**SHORT PROBLEM:** Search the records below for the word "component" and show every line where it occurs.

[Source code of charts]
####

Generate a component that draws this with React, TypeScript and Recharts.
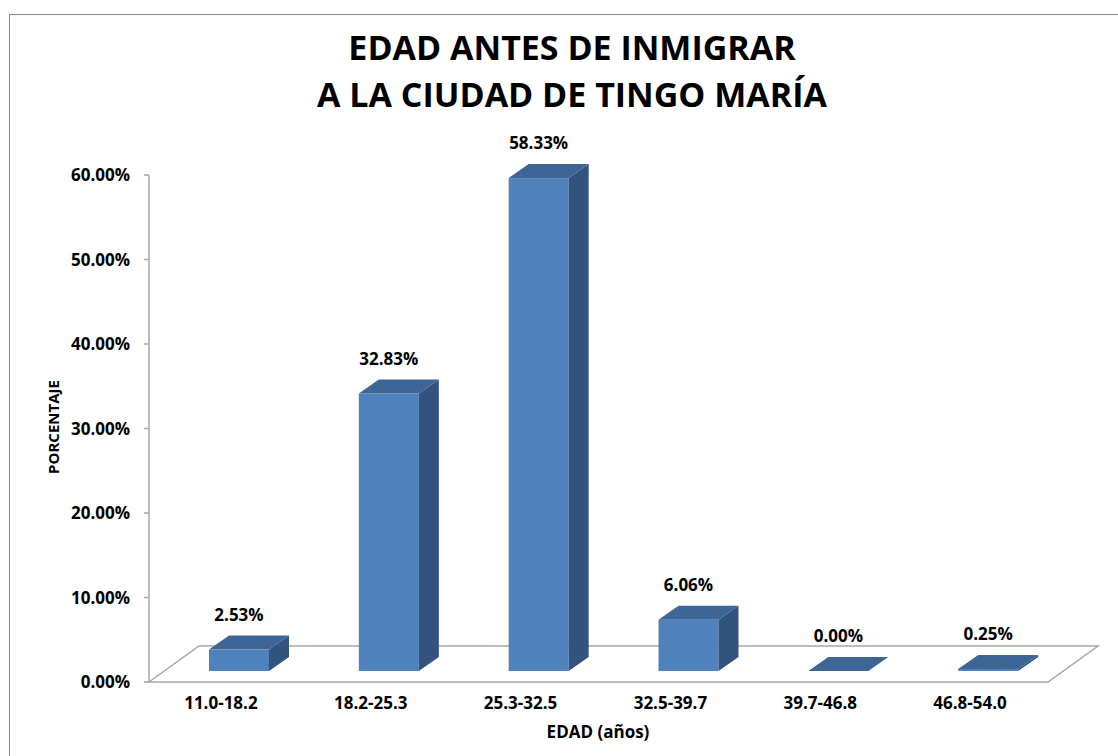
import { Bar, BarChart, Customized, LabelList, XAxis, YAxis, usePlotArea } from "recharts";

// Age ranges (years) and the share of migrants in each one
const CATEGORIES = ["11.0-18.2", "18.2-25.3", "25.3-32.5", "32.5-39.7", "39.7-46.8", "46.8-54.0"];
const SHARES = [0.0253, 0.3283, 0.5833, 0.0606, 0, 0.0025];
const Y_TICKS = [0, 0.1, 0.2, 0.3, 0.4, 0.5, 0.6];
const TITLE_LINES = ["EDAD ANTES DE INMIGRAR", "A LA CIUDAD DE TINGO MARÍA"];

const FONT = "'Open Sans', 'DejaVu Sans', sans-serif";
const FRONT = "#4f81bd";
const TOP = "#3d6595";
const SIDE = "#31537e";
const GRID = "#a6a6a6";

// fake-3D geometry: floor depth, where the boxes sit on it, box depth
const FLOOR_DX = 50;
const FLOOR_DY = 36;
const SHIFT_X = 15;
const SHIFT_Y = 11;
const BOX_DX = 20;
const BOX_DY = 14;

const pct = (v: number) => `${(v * 100).toFixed(2)}%`;

const data = CATEGORIES.map((c, i) => ({ range: c, share: SHARES[i] }));

function Box(props: any) {
  const { x, y, width, height } = props;
  const fx = x + SHIFT_X;
  const fy = y - SHIFT_Y;
  const h = Math.max(0, height);
  const top = `${fx},${fy} ${fx + width},${fy} ${fx + width + BOX_DX},${fy - BOX_DY} ${fx + BOX_DX},${fy - BOX_DY}`;
  const side = `${fx + width},${fy} ${fx + width + BOX_DX},${fy - BOX_DY} ${fx + width + BOX_DX},${fy + h - BOX_DY} ${fx + width},${fy + h}`;
  return (
    <g>
      {h > 0.5 && <rect x={fx} y={fy} width={width} height={h} fill={FRONT} />}
      {h > 0.5 && <polygon points={side} fill={SIDE} />}
      <polygon points={top} fill={TOP} />
      {h <= 0.5 && h > 0 && <line x1={fx} x2={fx + width} y1={fy + 0.5} y2={fy + 0.5} stroke="#6d9bd6" strokeWidth={1.5} />}
    </g>
  );
}

function BoxLabel(props: any) {
  const { x, y, width, value } = props;
  return (
    <text
      x={x + SHIFT_X + width / 2}
      y={y - SHIFT_Y - 29}
      textAnchor="middle"
      fontFamily={FONT}
      fontWeight={700}
      fontSize={17}
      fill="#000"
    >
      {pct(Number(value))}
    </text>
  );
}

function Floor() {
  const plot = usePlotArea();
  if (!plot) return null;
  const x0 = plot.x;
  const x1 = plot.x + plot.width;
  const y0 = plot.y + plot.height;
  const pts = `${x0},${y0} ${x0 + FLOOR_DX},${y0 - FLOOR_DY} ${x1 + FLOOR_DX},${y0 - FLOOR_DY} ${x1},${y0}`;
  return <polygon points={pts} fill="#fff" stroke={GRID} strokeWidth={1.5} />;
}

function CategoryTick(props: any) {
  const { x, y, payload } = props;
  return (
    <text x={x - 3} y={y + 27} textAnchor="middle" fontFamily={FONT} fontWeight={700} fontSize={17} fill="#000">
      {payload.value}
    </text>
  );
}

function Titles() {
  return (
    <g fontFamily={FONT} fontWeight={700} fill="#000">
      {TITLE_LINES.map((t, i) => (
        <text key={i} x={572} y={60 + i * 47} textAnchor="middle" fontSize={34}>
          {t}
        </text>
      ))}
      <text x={598} y={738} textAnchor="middle" fontSize={17}>
        EDAD (años)
      </text>
      <text x={0} y={0} transform="translate(59 427) rotate(-90)" textAnchor="middle" fontSize={15}>
        PORCENTAJE
      </text>
    </g>
  );
}

export default function App() {
  return (
    <div style={{ position: "absolute", left: 0, top: 0, width: 1118, height: 756, overflow: "hidden", background: "#fff" }}>
      <div
        style={{
          position: "absolute",
          left: 9,
          top: 14,
          width: 1200,
          height: 800,
          border: "1.5px solid #8a8a8a",
        }}
      />
      <div style={{ position: "absolute", left: 0, top: 0 }}>
        <BarChart width={1118} height={756} data={data} margin={{ top: 175, right: 70, bottom: 34, left: 49 }}>
          <Customized component={Floor} />
          <Customized component={Titles} />
          <XAxis
            dataKey="range"
            height={40}
            axisLine={false}
            tickLine={false}
            tickSize={0}
            tickMargin={0}
            interval={0}
            tick={<CategoryTick />}
          />
          <YAxis
            width={100}
            domain={[0, 0.6]}
            ticks={Y_TICKS}
            tickFormatter={pct}
            axisLine={{ stroke: GRID, strokeWidth: 1.5 }}
            tickLine={{ stroke: GRID, strokeWidth: 1.5 }}
            tickSize={5}
            tickMargin={14}
            tick={{ fill: "#000", fontFamily: FONT, fontWeight: 700, fontSize: 17 }}
          />
          <Bar dataKey="share" barSize={60} shape={<Box />} isAnimationActive={false}>
            <LabelList dataKey="share" content={<BoxLabel />} />
          </Bar>
        </BarChart>
      </div>
    </div>
  );
}
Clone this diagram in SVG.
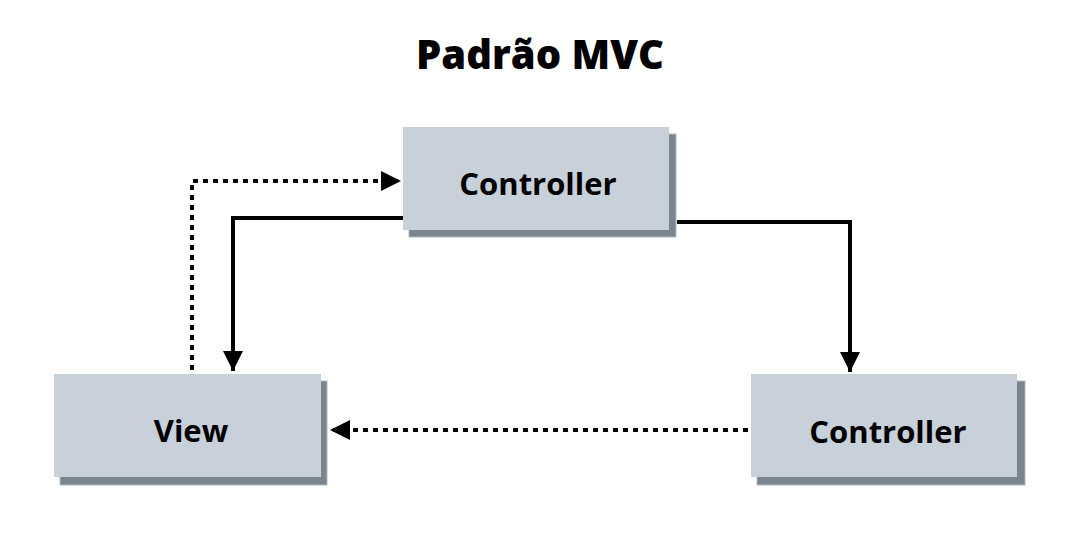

####

**TASK SOLUTION:**
Generate a component that draws this with React, TypeScript and Recharts.
          <Customized component={Floor} />
          <Customized component={Titles} />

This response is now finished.